## Stated goal
Images are not part of the copy; transcribe all the data exactly.

________________________

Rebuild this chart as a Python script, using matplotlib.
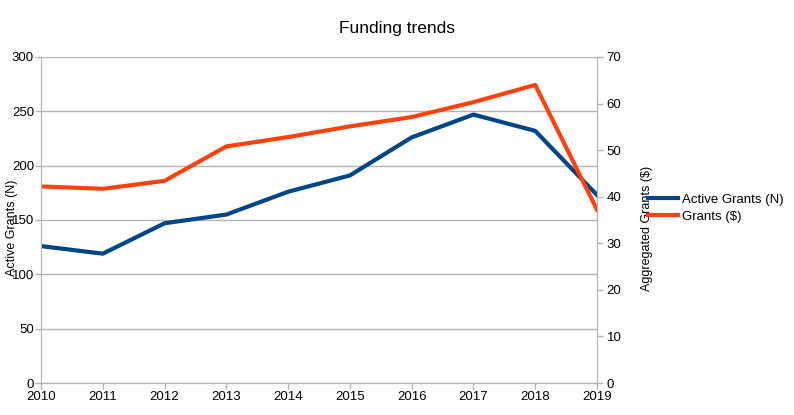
import matplotlib
matplotlib.use('Agg')
import matplotlib.pyplot as plt

years = [2010, 2011, 2012, 2013, 2014, 2015, 2016, 2017, 2018, 2019]
active_grants = [126, 119, 147, 155, 176, 191, 226, 247, 232, 173]
grants_dollars = [42.2, 41.7, 43.4, 50.8, 52.8, 55.1, 57.1, 60.3, 64.0, 37.2]

left_ticks = [0, 50, 100, 150, 200, 250, 300]
right_ticks = [0, 10, 20, 30, 40, 50, 60, 70]

blue = '#004586'
orange = '#ff420e'
grid_gray = '#b3b3b3'

plt.rcParams['font.family'] = ['Liberation Sans', 'DejaVu Sans']

fig = plt.figure(figsize=(7.94, 4.15), dpi=100)
ax = fig.add_axes([41 / 794, 1 - 383 / 415, 556 / 794, 326 / 415])
ax2 = ax.twinx()

# Plotting both series, one on each y axis
line1, = ax.plot(years, active_grants, color=blue, linewidth=3, label='Active Grants (N)')
line2, = ax2.plot(years, grants_dollars, color=orange, linewidth=3, label='Grants ($)')
ax2.set_zorder(ax.get_zorder() + 1)
ax2.patch.set_visible(False)

ax.set_xlim(years[0], years[-1])
ax.set_ylim(0, 300)
ax2.set_ylim(0, 70)
ax.set_xticks(years)
ax.set_yticks(left_ticks)
ax2.set_yticks(right_ticks)

ax.grid(axis='y', color=grid_gray, linewidth=1)
ax.set_axisbelow(True)

for a in (ax, ax2):
    for side in ('left', 'right', 'bottom'):
        a.spines[side].set_color(grid_gray)
    a.spines['top'].set_visible(False)
    a.tick_params(colors=grid_gray, labelcolor='black', labelsize=9.5, length=4, width=1, direction='out')
ax.tick_params(axis='y', pad=1)
ax2.tick_params(axis='y', pad=3)
ax.tick_params(axis='x', pad=2)

# Axis titles and chart title
fig.text(12 / 794, 1 - 228 / 415, 'Active Grants (N)', rotation=90, ha='center', va='center', fontsize=9)
fig.text(647 / 794, 1 - 228 / 415, 'Aggregated Grants ($)', rotation=90, ha='center', va='center', fontsize=9)
fig.text(397 / 794, 1 - 28 / 415, 'Funding trends', ha='center', va='center', fontsize=12.5)

# Legend
fig.legend(handles=[line1, line2], loc='center left', bbox_to_anchor=(648 / 794, 1 - 208 / 415),
           frameon=False, fontsize=9.5, handlelength=2.3, handletextpad=0.3, labelspacing=0.35,
           borderaxespad=0, borderpad=0)

fig.savefig('out.png', dpi=100)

________________________

## Solution
Rebuild this chart as a Python script, using matplotlib.
import matplotlib
matplotlib.use('Agg')
import matplotlib.pyplot as plt

years = [2010, 2011, 2012, 2013, 2014, 2015, 2016, 2017, 2018, 2019]
active_grants = [126, 119, 147, 155, 176, 191, 226, 247, 232, 173]
grants_dollars = [42.2, 41.7, 43.4, 50.8, 52.8, 55.1, 57.1, 60.3, 64.0, 37.2]

left_ticks = [0, 50, 100, 150, 200, 250, 300]
right_ticks = [0, 10, 20, 30, 40, 50, 60, 70]

blue = '#004586'
orange = '#ff420e'
grid_gray = '#b3b3b3'

plt.rcParams['font.family'] = ['Liberation Sans', 'DejaVu Sans']

fig = plt.figure(figsize=(7.94, 4.15), dpi=100)
ax = fig.add_axes([41 / 794, 1 - 383 / 415, 556 / 794, 326 / 415])
ax2 = ax.twinx()

# Plotting both series, one on each y axis
line1, = ax.plot(years, active_grants, color=blue, linewidth=3, label='Active Grants (N)')
line2, = ax2.plot(years, grants_dollars, color=orange, linewidth=3, label='Grants ($)')
ax2.set_zorder(ax.get_zorder() + 1)
ax2.patch.set_visible(False)

ax.set_xlim(years[0], years[-1])
ax.set_ylim(0, 300)
ax2.set_ylim(0, 70)
ax.set_xticks(years)
ax.set_yticks(left_ticks)
ax2.set_yticks(right_ticks)

ax.grid(axis='y', color=grid_gray, linewidth=1)
ax.set_axisbelow(True)

for a in (ax, ax2):
    for side in ('left', 'right', 'bottom'):
        a.spines[side].set_color(grid_gray)
    a.spines['top'].set_visible(False)
    a.tick_params(colors=grid_gray, labelcolor='black', labelsize=9.5, length=4, width=1, direction='out')
ax.tick_params(axis='y', pad=1)
ax2.tick_params(axis='y', pad=3)
ax.tick_params(axis='x', pad=2)

# Axis titles and chart title
fig.text(12 / 794, 1 - 228 / 415, 'Active Grants (N)', rotation=90, ha='center', va='center', fontsize=9)
fig.text(647 / 794, 1 - 228 / 415, 'Aggregated Grants ($)', rotation=90, ha='center', va='center', fontsize=9)
fig.text(397 / 794, 1 - 28 / 415, 'Funding trends', ha='center', va='center', fontsize=12.5)

# Legend
fig.legend(handles=[line1, line2], loc='center left', bbox_to_anchor=(648 / 794, 1 - 208 / 415),
           frameon=False, fontsize=9.5, handlelength=2.3, handletextpad=0.3, labelspacing=0.35,
           borderaxespad=0, borderpad=0)

fig.savefig('out.png', dpi=100)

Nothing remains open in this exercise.